The Future of the Book
Geoffrey Nunberg, ed.



Introduction
Geoffrey Nunberg

On Prediction

"Prediction, as James O'Donnell observes, is a mug's game. Still, I am willing to venture at least one more prediction here: by the end of the decade all our current talk of the "end of the book" will sound as dated and quaint as most of the other forecasts of this type... --photography will kill painting, movies will kill the theater, television will kill movies, and so on.... For one thing, the complexity and heterogeneity of the new mediasphere should by then be as evident as the heterogeneity of the world of film and television had become by 1960s or so. For another, these proclamations inevitably lose their value as positioning moves once the technology is no longer the property, material or intellectual, of a privileged faction. Indeed, access to the Internet has already become so widespread that many of the academics and technologists who pioneered its development have begun to complain about its vulgarization and to avoid its discussion groups; the Net has become like the fashionable restaurant about which Sam Goldwyn is reported to have said: "It's so crowded thse days, nobody goes there anymore." Within a few years, there will be no predigital bourgeoisie left to épater " (13).

On The Future

"The one thing that is certain is that the introduction of new technologies will be accompanied by a dispersion of the cultural and communicative functions we associate with the book.

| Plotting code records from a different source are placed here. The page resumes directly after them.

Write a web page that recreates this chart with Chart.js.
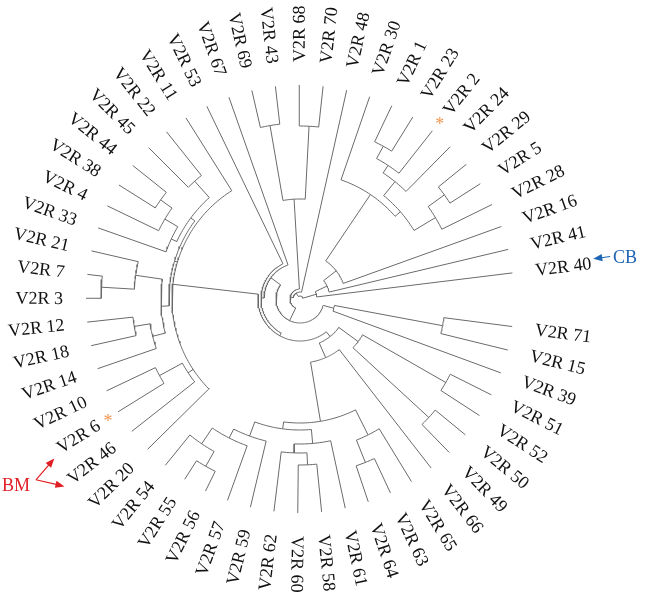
<!DOCTYPE html>
<html lang="en">
<head>
  <meta charset="UTF-8">
  <title>V2R circular tree</title>
  <style>
    html, body { margin: 0; padding: 0; background: #fff; }
    #tree { display: block; }
  </style>
  <script src="https://cdn.jsdelivr.net/npm/chart.js"></script>
</head>
<body>
<canvas id="tree" width="649" height="599"></canvas>
<script>
  // leaves, counter-clockwise starting at V2R 40 (right side)
  const leaves = [
    'V2R 40', 'V2R 41', 'V2R 16', 'V2R 28', 'V2R 5', 'V2R 29', 'V2R 24', 'V2R 2', 'V2R 23', 'V2R 1',
    'V2R 30', 'V2R 48', 'V2R 70', 'V2R 68', 'V2R 43', 'V2R 69', 'V2R 67', 'V2R 53', 'V2R 11', 'V2R 22',
    'V2R 45', 'V2R 44', 'V2R 38', 'V2R 4', 'V2R 33', 'V2R 21', 'V2R 7', 'V2R 3', 'V2R 12', 'V2R 18',
    'V2R 14', 'V2R 10', 'V2R 6', 'V2R 46', 'V2R 20', 'V2R 54', 'V2R 55', 'V2R 56', 'V2R 57', 'V2R 59',
    'V2R 62', 'V2R 60', 'V2R 58', 'V2R 61', 'V2R 64', 'V2R 63', 'V2R 65', 'V2R 66', 'V2R 49', 'V2R 50',
    'V2R 52', 'V2R 51', 'V2R 39', 'V2R 15', 'V2R 71'
  ];
  const firstAngle = 7;     // degrees, V2R 40
  const angleStep = 6.4;    // degrees between neighbouring leaves
  const tipDepth = 214;     // all tips end on the same circle

  // clades: [node depth, child, child, ...]
  const cladeS = [158, 'V2R 28', [178, 'V2R 5', 'V2R 29']];
  const cladeL = [151, 'V2R 24', [160, 'V2R 2', [174, 'V2R 23', 'V2R 1']]];
  const cladeUR = [126, [133, cladeS, cladeL], 'V2R 30'];
  const cladeRight = [17, 'V2R 40', [30, 'V2R 41', [46, 'V2R 16', cladeUR]]];
  const cladeTop = [100, [173, 'V2R 70', 'V2R 68'], [176, 'V2R 43', 'V2R 69']];
  const cladeLeft = [128, 'V2R 11',
    [131,
      [136, [158, 'V2R 22', 'V2R 45'], [142, [157, [171, 'V2R 44', 'V2R 38'], 'V2R 4'], 'V2R 33']],
      [139, [166, 'V2R 21', [199, 'V2R 7', 'V2R 3']], [152, [168, 'V2R 12', 'V2R 18'], 'V2R 14']]],
    [134, [160, 'V2R 10', 'V2R 6'], 'V2R 46'],
    'V2R 20'];
  const cladeBottomLeft = [146, [156, [175, 'V2R 54', [192, 'V2R 55', 'V2R 56']], 'V2R 57'], 'V2R 59'];
  const cladeBottom = [145, [154, 'V2R 62', [166, 'V2R 60', 'V2R 58']], 'V2R 61'];
  const cladeLowRight = [48,
    [64, [124, [131, cladeBottomLeft, cladeBottom], [152, [176, 'V2R 64', 'V2R 63'], 'V2R 65']], 'V2R 66'],
    [72, [175, 'V2R 49', 'V2R 50'], [168, 'V2R 52', 'V2R 51']]];
  const cladeOuter = [36, 'V2R 67', [39, 'V2R 53', [42, cladeLeft, cladeLowRight]]];
  const clade71 = [35, 'V2R 39', [145, 'V2R 15', 'V2R 71']];
  const treeRoot = [3, cladeRight, [7, 'V2R 48', [10, cladeTop, [24, cladeOuter, clade71]]]];

  // marked leaves
  const starLeaves = ['V2R 2', 'V2R 6'];
  const cbLeaf = 'V2R 40';
  const bmLeaves = ['V2R 6', 'V2R 46'];

  const lineColor = '#6a6a6a';
  const labelFont = '18px "Liberation Serif", "Times New Roman", serif';
  const labelDepth = 237;

  const rad = d => d * Math.PI / 180;
  const leafAngle = name => firstAngle + leaves.indexOf(name) * angleStep;
  const polar = (r, a) => ({ x: r * Math.cos(rad(a)), y: r * Math.sin(rad(a)) });

  // walk the tree, collecting branch polylines separated by gaps
  const branchPoints = [];
  function gap() { branchPoints.push({ x: null, y: null }); }
  function walk(node) {
    if (typeof node === 'string') return { angle: leafAngle(node), depth: tipDepth };
    const depth = node[0];
    const kids = node.slice(1).map(walk);
    kids.forEach(k => {
      branchPoints.push(polar(depth, k.angle), polar(k.depth, k.angle));
      gap();
    });
    const a0 = kids[0].angle, a1 = kids[kids.length - 1].angle;
    for (let a = a0; a < a1; a += 1) branchPoints.push(polar(depth, a));
    branchPoints.push(polar(depth, a1));
    gap();
    return { angle: (a0 + a1) / 2, depth: depth };
  }
  walk(treeRoot);

  function arrow(ctx, x0, y0, x1, y1, color) {
    const ang = Math.atan2(y1 - y0, x1 - x0);
    const head = 9, wing = 3.6;
    ctx.strokeStyle = color;
    ctx.fillStyle = color;
    ctx.lineWidth = 1.2;
    ctx.beginPath();
    ctx.moveTo(x0, y0);
    ctx.lineTo(x1 - head * 0.7 * Math.cos(ang), y1 - head * 0.7 * Math.sin(ang));
    ctx.stroke();
    ctx.beginPath();
    ctx.moveTo(x1, y1);
    ctx.lineTo(x1 - head * Math.cos(ang) + wing * Math.sin(ang), y1 - head * Math.sin(ang) - wing * Math.cos(ang));
    ctx.lineTo(x1 - head * Math.cos(ang) - wing * Math.sin(ang), y1 - head * Math.sin(ang) + wing * Math.cos(ang));
    ctx.closePath();
    ctx.fill();
  }

  const leafLabels = {
    id: 'leafLabels',
    afterDatasetsDraw(chart) {
      const ctx = chart.ctx;
      const xs = chart.scales.x, ys = chart.scales.y;
      const px = (r, a) => { const p = polar(r, a); return [xs.getPixelForValue(p.x), ys.getPixelForValue(p.y)]; };
      ctx.save();
      ctx.font = labelFont;
      ctx.fillStyle = '#111';
      ctx.textBaseline = 'middle';
      leaves.forEach(name => {
        const a = leafAngle(name);
        const flip = a > 91 && a < 268;
        const [x, y] = px(labelDepth, a);
        ctx.save();
        ctx.translate(x, y);
        ctx.rotate(-rad(a) + (flip ? Math.PI : 0));
        ctx.textAlign = flip ? 'right' : 'left';
        ctx.fillText(name, 0, 1);
        ctx.restore();
      });

      // orange asterisks
      ctx.font = '18px "Liberation Serif", serif';
      ctx.fillStyle = 'rgb(240,150,80)';
      ctx.textAlign = 'center';
      ctx.textBaseline = 'alphabetic';
      starLeaves.forEach(name => {
        const [x, y] = px(226, leafAngle(name));
        ctx.fillText('*', x, y + 9);
      });

      // CB arrow
      const cbA = leafAngle(cbLeaf) + 0.8;
      const [cx0, cy0] = px(313, cbA);
      const [cx1, cy1] = px(296, cbA);
      arrow(ctx, cx0, cy0, cx1, cy1, 'rgb(30,100,180)');
      ctx.font = labelFont;
      ctx.fillStyle = 'rgb(30,100,180)';
      ctx.textAlign = 'left';
      ctx.textBaseline = 'middle';
      ctx.fillText('CB', cx0 + 3, cy0 + 2);

      // BM arrows
      const midA = (leafAngle(bmLeaves[0]) + leafAngle(bmLeaves[1])) / 2 - 0.6;
      const [bx, by] = px(320, midA);
      const [t0x, t0y] = px(293, leafAngle(bmLeaves[0]) + 1.2);
      const [t1x, t1y] = px(301, leafAngle(bmLeaves[1]) + 0.3);
      arrow(ctx, bx, by, t0x, t0y, 'rgb(225,30,35)');
      arrow(ctx, bx, by, t1x, t1y, 'rgb(225,30,35)');
      ctx.font = labelFont;
      ctx.fillStyle = 'rgb(225,30,35)';
      ctx.textAlign = 'right';
      ctx.textBaseline = 'middle';
      ctx.fillText('BM', bx - 6, by + 6);
      ctx.restore();
    }
  };

  new Chart(document.getElementById('tree').getContext('2d'), {
    type: 'scatter',
    data: {
      datasets: [{
        label: 'branches',
        data: branchPoints,
        showLine: true,
        spanGaps: false,
        borderColor: lineColor,
        borderWidth: 1,
        pointRadius: 0,
        pointHoverRadius: 0,
        tension: 0
      }]
    },
    options: {
      responsive: false,
      animation: false,
      events: [],
      layout: { padding: 0 },
      plugins: { legend: { display: false }, tooltip: { enabled: false } },
      scales: {
        x: { type: 'linear', min: -300, max: 349, display: false },
        y: { type: 'linear', min: -300, max: 299, display: false }
      }
    },
    plugins: [leafLabels]
  });
</script>
</body>
</html>
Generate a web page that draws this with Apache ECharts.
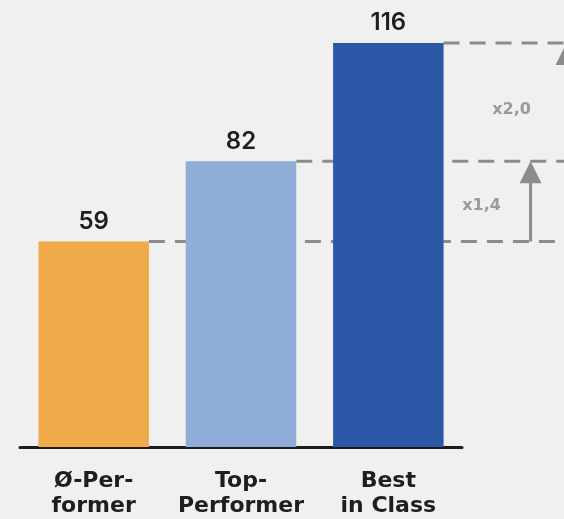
<!DOCTYPE html>
<html>
<head>
<meta charset="utf-8">
<script src="https://cdn.jsdelivr.net/npm/echarts@6/dist/echarts.min.js"></script>
<style>
  html, body { margin: 0; padding: 0; background: #eff0ef; }
  #chart { width: 564px; height: 519px; }
</style>
</head>
<body>
<div id="chart"></div>
<script>
// Performance levels and their values
const categories = ['Ø-Per-\nformer', 'Top-\nPerformer', 'Best\nin Class'];
const values = [59, 82, 116];
const barColors = ['#efab4a', '#8fadd8', '#2b59a7'];

// Multiplier annotations: arrow from one level to the next, with its label
const arrowFrom = [59, 82];
const arrowTo = [82, 116];
const arrowLabels = ['x1,4', 'x2,0'];

const GUIDE = '#8c8c8c';
const BAR_RATIO = 0.75;

const chart = echarts.init(document.getElementById('chart'), null, { renderer: 'canvas' });

// Dashed guide from the right edge of each bar to the chart's right border
function renderGuide(params, api) {
  const idx = api.value(0);
  const pt = api.coord([idx, api.value(1)]);
  const band = api.size([1, 0])[0];
  return {
    type: 'line',
    shape: { x1: pt[0] + band * BAR_RATIO / 2, y1: pt[1], x2: api.getWidth(), y2: pt[1] },
    style: { stroke: GUIDE, lineWidth: 3, lineDash: [16, 10] }
  };
}

// Vertical arrows and multiplier labels right of the last bar
const arrowOffsets = [87, 123];
const labelOffsets = [38, 68];
function renderArrow(params, api) {
  const i = params.dataIndex;
  const lastIdx = categories.length - 1;
  const band = api.size([1, 0])[0];
  const edge = api.coord([lastIdx, 0])[0] + band * BAR_RATIO / 2;
  const yLow = api.coord([lastIdx, api.value(0)])[1];
  const yHigh = api.coord([lastIdx, api.value(1)])[1];
  const x = edge + arrowOffsets[i];
  const head = 22, halfW = 11;
  return {
    type: 'group',
    children: [
      {
        type: 'line',
        shape: { x1: x, y1: yLow, x2: x, y2: yHigh + head - 2 },
        style: { stroke: GUIDE, lineWidth: 3 }
      },
      {
        type: 'polygon',
        shape: { points: [[x, yHigh], [x - halfW, yHigh + head], [x + halfW, yHigh + head]] },
        style: { fill: GUIDE }
      },
      {
        type: 'text',
        x: edge + labelOffsets[i],
        y: (yLow + yHigh) / 2 + (i === 1 ? 8 : 4),
        style: {
          text: arrowLabels[i],
          fill: '#9a9a9a',
          font: 'bold 16px "DejaVu Sans"',
          align: 'center',
          verticalAlign: 'middle'
        }
      }
    ]
  };
}

chart.setOption({
  backgroundColor: '#eff0ef',
  animation: false,
  grid: { left: 20, right: 102, top: 29, bottom: 72 },
  xAxis: {
    type: 'category',
    data: categories,
    axisLine: { show: true, lineStyle: { color: '#1c1c1c', width: 3 } },
    axisTick: { show: false },
    axisLabel: {
      interval: 0,
      margin: 22,
      color: '#1e1e1e',
      fontFamily: 'DejaVu Sans',
      fontWeight: 'bold',
      fontSize: 22,
      lineHeight: 25
    }
  },
  yAxis: {
    type: 'value',
    min: 0,
    max: 120,
    show: false,
    splitLine: { show: false }
  },
  series: [
    {
      type: 'custom',
      renderItem: renderGuide,
      data: values.map((v, i) => [i, v]),
      clip: false,
      z: 1,
      silent: true
    },
    {
      type: 'bar',
      barWidth: (BAR_RATIO * 100) + '%',
      z: 2,
      data: values.map((v, i) => ({ value: v, itemStyle: { color: barColors[i] } })),
      label: {
        show: true,
        position: 'top',
        distance: 8,
        color: '#1e1e1e',
        fontFamily: 'Inter',
        fontWeight: 600,
        fontSize: 24
      }
    },
    {
      type: 'custom',
      renderItem: renderArrow,
      data: arrowFrom.map((v, i) => [v, arrowTo[i]]),
      clip: false,
      z: 3,
      silent: true
    }
  ]
});
</script>
</body>
</html>
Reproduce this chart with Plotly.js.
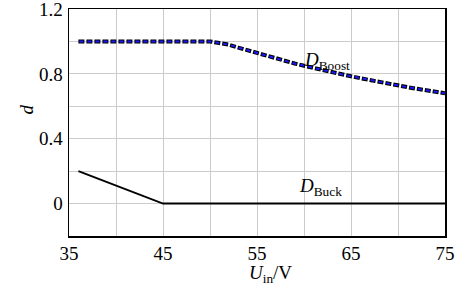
<!DOCTYPE html>
<html><head><meta charset="utf-8">
<script src="https://cdn.plot.ly/plotly-3.0.1.min.js"></script>
<style>html,body{margin:0;padding:0;background:#fff}#c{width:466px;height:284px}</style>
</head><body><div id="c"></div>
<script>
const uin = [36,37,38,39,40,41,42,43,44,45,46,47,48,49,50,51,52,53,54,55,56,57,58,59,60,61,62,63,64,65,66,67,68,69,70,71,72,73,74,75];
const dBoost = [1,1,1,1,1,1,1,1,1,1,1,1,1,1,1,0.99,0.98,0.962,0.945,0.927,0.91,0.895,0.88,0.864,0.85,0.836,0.823,0.81,0.797,0.785,0.773,0.761,0.75,0.739,0.729,0.718,0.708,0.699,0.689,0.68];
const uinBuck = [36,45,75];
const dBuck = [0.2,0,0];

const F = "Liberation Serif";
const FS = 19;
const traces = [
  {x: uinBuck, y: dBuck, mode:'lines', line:{color:'#000', width:2}, hoverinfo:'skip'},
  {x: uin, y: dBoost, mode:'lines', line:{color:'#000', width:4, dash:'6px,2px'}, hoverinfo:'skip'},
  {x: uin, y: dBoost, mode:'lines', line:{color:'#1a1aff', width:2, dash:'0px,1px,4px,3px'}, hoverinfo:'skip'}
];
const layout = {
  width:466, height:284, showlegend:false,
  margin:{l:68.5, r:20.5, t:9, b:48},
  paper_bgcolor:'#fff', plot_bgcolor:'#fff',
  font:{family:F, size:FS, color:'#000'},
  xaxis:{range:[35,75], tickmode:'linear', tick0:35, dtick:10, showgrid:true, gridcolor:'#cccccc', gridwidth:1,
    minor:{dtick:5, tick0:35, showgrid:true, gridcolor:'#cccccc', gridwidth:1},
    showline:true, linecolor:'#000', linewidth:1.5, mirror:true, ticks:'', zeroline:false,
    tickfont:{family:F, size:FS}, ticklabeloverflow:'allow', ticklabelstandoff:0},
  yaxis:{range:[-0.2,1.2], tickmode:'linear', tick0:0, dtick:0.4, showgrid:true, gridcolor:'#cccccc', gridwidth:1,
    minor:{dtick:0.2, tick0:0, showgrid:true, gridcolor:'#cccccc', gridwidth:1},
    showline:true, linecolor:'#000', linewidth:1.5, mirror:true, ticks:'', zeroline:false,
    tickfont:{family:F, size:FS}, ticklabeloverflow:'allow', ticklabelstandoff:1},
  annotations:[
    {x:62.4, y:0.878, xref:'x', yref:'y', text:'<i>D</i><sub>Boost</sub>', showarrow:false, font:{family:F, size:FS}},
    {x:61.8, y:0.10, xref:'x', yref:'y', text:'<i>D</i><sub>Buck</sub>', showarrow:false, font:{family:F, size:FS}},
    {x:0, y:0, xref:'paper', yref:'paper', xanchor:'center', yanchor:'bottom', borderpad:0, text:'<i>U</i><sub>in</sub>/V', showarrow:false, font:{family:F, size:FS}},
    {x:0, y:0, xref:'paper', yref:'paper', xanchor:'center', yanchor:'middle', text:'<i>d</i>', textangle:-90, showarrow:false, font:{family:F, size:FS}}
  ]
};
const pl = layout.margin.l, pw = 466 - layout.margin.l - layout.margin.r;
const pt = layout.margin.t, ph = 284 - layout.margin.t - layout.margin.b;
layout.annotations[2].x = (271 - pl) / pw; layout.annotations[2].y = 1 - (287 - pt) / ph;
layout.annotations[3].x = (25 - pl) / pw; layout.annotations[3].y = 1 - (110 - pt) / ph;
Plotly.newPlot('c', traces, layout, {staticPlot:true, displayModeBar:false});
</script></body></html>
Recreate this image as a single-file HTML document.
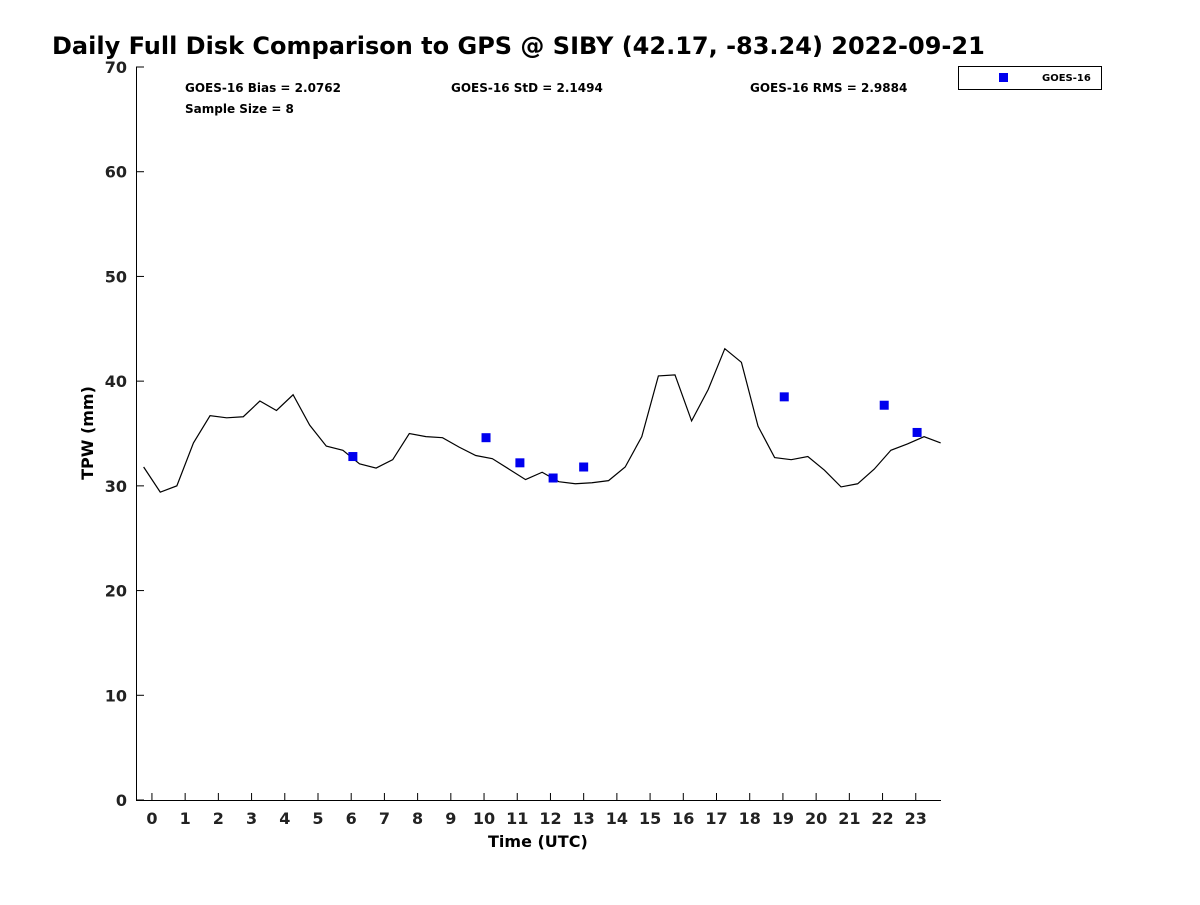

There was never any essential reason why we should consign our novels and parts catalogs to the same artifacts, or why we should sell poetry and cookbooks in the same retail outlets, and now that we can imagine doing things otherwise, the contingency of the present is brought home to us. It leads us to a view of the future that is far from the determinism of the visionaries: when everything is possible, nothing is forgone" (20).